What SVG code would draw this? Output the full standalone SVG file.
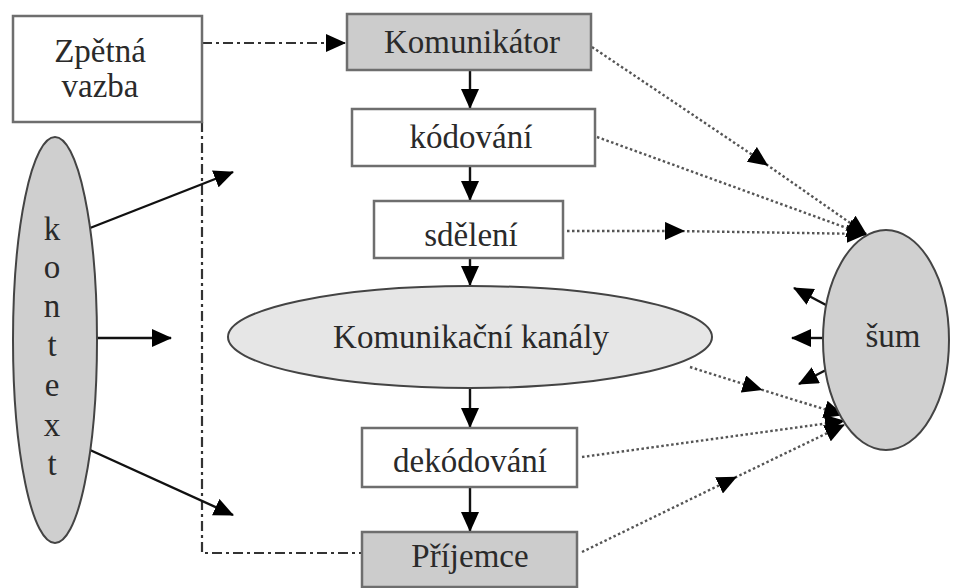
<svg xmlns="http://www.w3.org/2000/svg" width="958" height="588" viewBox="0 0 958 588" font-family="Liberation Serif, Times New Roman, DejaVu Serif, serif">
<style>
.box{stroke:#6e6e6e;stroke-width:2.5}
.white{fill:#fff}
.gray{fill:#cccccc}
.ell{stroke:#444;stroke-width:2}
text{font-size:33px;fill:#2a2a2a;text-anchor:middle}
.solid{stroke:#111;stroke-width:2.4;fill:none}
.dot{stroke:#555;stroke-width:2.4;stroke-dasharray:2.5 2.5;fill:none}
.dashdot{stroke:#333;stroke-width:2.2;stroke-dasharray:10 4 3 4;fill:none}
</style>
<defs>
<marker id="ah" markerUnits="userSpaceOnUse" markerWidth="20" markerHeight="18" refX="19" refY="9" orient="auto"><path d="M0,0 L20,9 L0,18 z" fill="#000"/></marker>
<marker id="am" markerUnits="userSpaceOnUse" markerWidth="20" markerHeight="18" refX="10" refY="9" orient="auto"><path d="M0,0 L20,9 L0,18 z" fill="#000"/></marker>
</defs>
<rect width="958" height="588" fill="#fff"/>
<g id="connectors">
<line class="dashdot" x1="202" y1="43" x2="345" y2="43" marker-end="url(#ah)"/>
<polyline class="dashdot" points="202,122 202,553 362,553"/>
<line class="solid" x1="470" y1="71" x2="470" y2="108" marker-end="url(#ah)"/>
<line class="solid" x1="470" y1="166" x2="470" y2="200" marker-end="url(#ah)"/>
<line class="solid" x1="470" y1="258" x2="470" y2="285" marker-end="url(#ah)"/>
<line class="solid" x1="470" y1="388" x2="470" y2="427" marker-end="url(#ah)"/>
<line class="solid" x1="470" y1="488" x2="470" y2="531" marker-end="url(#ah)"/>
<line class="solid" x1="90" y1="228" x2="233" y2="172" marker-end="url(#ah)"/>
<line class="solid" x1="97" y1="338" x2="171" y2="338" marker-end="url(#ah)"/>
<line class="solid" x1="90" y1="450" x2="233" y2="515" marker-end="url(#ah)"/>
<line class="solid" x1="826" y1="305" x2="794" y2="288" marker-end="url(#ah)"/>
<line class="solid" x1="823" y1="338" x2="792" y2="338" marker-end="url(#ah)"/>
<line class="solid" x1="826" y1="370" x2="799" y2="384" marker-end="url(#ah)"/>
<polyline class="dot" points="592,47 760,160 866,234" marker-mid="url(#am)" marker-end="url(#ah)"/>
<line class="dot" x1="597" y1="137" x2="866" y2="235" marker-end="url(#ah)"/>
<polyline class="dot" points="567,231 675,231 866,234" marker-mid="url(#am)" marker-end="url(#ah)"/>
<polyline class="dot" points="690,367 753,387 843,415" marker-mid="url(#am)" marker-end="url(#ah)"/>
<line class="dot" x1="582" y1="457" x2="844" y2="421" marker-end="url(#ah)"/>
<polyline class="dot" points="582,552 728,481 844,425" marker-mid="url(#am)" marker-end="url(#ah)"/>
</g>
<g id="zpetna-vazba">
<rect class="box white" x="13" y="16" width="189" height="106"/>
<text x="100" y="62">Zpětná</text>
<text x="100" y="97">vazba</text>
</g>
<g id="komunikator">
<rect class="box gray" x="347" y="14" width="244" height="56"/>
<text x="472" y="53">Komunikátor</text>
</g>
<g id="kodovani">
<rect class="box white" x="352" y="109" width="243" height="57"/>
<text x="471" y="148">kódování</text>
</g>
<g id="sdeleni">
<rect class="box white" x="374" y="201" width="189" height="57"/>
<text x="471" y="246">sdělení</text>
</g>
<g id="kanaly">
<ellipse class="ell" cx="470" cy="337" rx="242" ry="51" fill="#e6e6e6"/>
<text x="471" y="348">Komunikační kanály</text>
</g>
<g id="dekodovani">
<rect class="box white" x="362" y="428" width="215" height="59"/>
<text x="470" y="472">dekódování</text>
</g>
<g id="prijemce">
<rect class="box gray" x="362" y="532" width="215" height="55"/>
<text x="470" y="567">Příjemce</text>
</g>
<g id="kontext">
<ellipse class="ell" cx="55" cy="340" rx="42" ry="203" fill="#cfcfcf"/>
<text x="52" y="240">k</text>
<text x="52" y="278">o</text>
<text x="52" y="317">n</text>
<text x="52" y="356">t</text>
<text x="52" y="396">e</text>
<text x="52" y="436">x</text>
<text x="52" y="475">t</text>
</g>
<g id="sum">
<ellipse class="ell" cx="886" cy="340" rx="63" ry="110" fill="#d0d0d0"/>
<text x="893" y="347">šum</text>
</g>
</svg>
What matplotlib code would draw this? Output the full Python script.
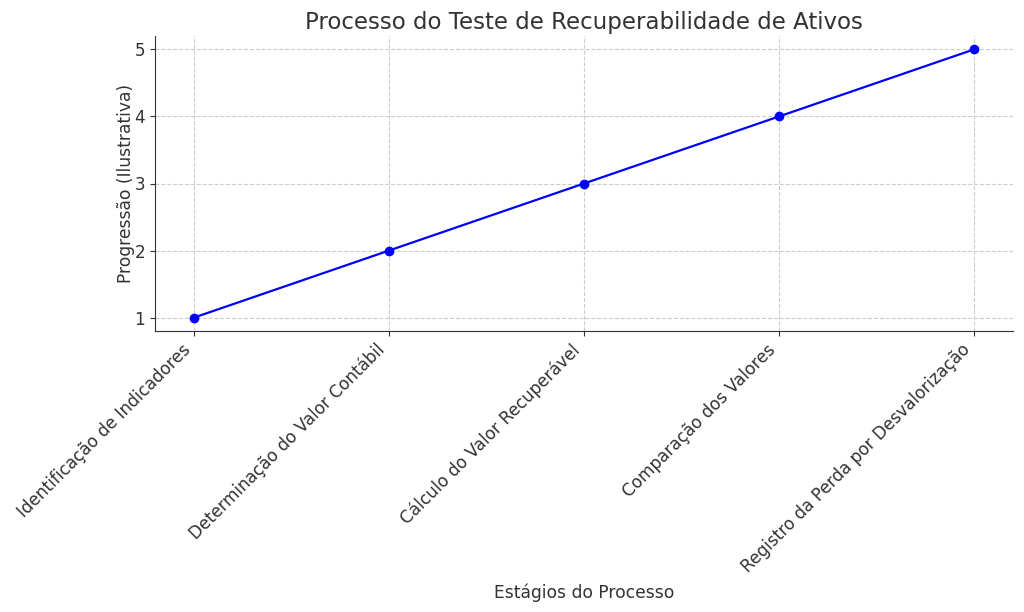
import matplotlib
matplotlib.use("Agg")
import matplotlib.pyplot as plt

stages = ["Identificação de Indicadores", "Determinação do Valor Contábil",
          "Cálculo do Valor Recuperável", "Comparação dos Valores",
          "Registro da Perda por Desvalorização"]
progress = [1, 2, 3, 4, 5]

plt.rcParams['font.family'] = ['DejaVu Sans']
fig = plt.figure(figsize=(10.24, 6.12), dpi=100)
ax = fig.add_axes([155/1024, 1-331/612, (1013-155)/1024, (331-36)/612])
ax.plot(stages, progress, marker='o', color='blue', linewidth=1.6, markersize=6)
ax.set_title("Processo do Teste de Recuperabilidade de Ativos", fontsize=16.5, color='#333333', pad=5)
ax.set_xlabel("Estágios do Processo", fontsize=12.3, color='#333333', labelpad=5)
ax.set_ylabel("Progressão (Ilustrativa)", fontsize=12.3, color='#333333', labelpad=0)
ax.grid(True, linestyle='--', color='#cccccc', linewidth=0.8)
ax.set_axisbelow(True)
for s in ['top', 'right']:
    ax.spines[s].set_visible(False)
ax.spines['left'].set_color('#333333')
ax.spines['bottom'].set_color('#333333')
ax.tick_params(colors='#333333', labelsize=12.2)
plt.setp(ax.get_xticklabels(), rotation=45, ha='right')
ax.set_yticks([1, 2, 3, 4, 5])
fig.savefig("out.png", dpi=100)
........
Find the line that contains "What matplotlib code", then write out that line and every line after it through the end of the records, exactly. Leave the pictures out.

OUTPUT FOR THIS TASK:
What matplotlib code would draw this? Output the full Python script.
import matplotlib
matplotlib.use("Agg")
import matplotlib.pyplot as plt

stages = ["Identificação de Indicadores", "Determinação do Valor Contábil",
          "Cálculo do Valor Recuperável", "Comparação dos Valores",
          "Registro da Perda por Desvalorização"]
progress = [1, 2, 3, 4, 5]

plt.rcParams['font.family'] = ['DejaVu Sans']
fig = plt.figure(figsize=(10.24, 6.12), dpi=100)
ax = fig.add_axes([155/1024, 1-331/612, (1013-155)/1024, (331-36)/612])
ax.plot(stages, progress, marker='o', color='blue', linewidth=1.6, markersize=6)
ax.set_title("Processo do Teste de Recuperabilidade de Ativos", fontsize=16.5, color='#333333', pad=5)
ax.set_xlabel("Estágios do Processo", fontsize=12.3, color='#333333', labelpad=5)
ax.set_ylabel("Progressão (Ilustrativa)", fontsize=12.3, color='#333333', labelpad=0)
ax.grid(True, linestyle='--', color='#cccccc', linewidth=0.8)
ax.set_axisbelow(True)
for s in ['top', 'right']:
    ax.spines[s].set_visible(False)
ax.spines['left'].set_color('#333333')
ax.spines['bottom'].set_color('#333333')
ax.tick_params(colors='#333333', labelsize=12.2)
plt.setp(ax.get_xticklabels(), rotation=45, ha='right')
ax.set_yticks([1, 2, 3, 4, 5])
fig.savefig("out.png", dpi=100)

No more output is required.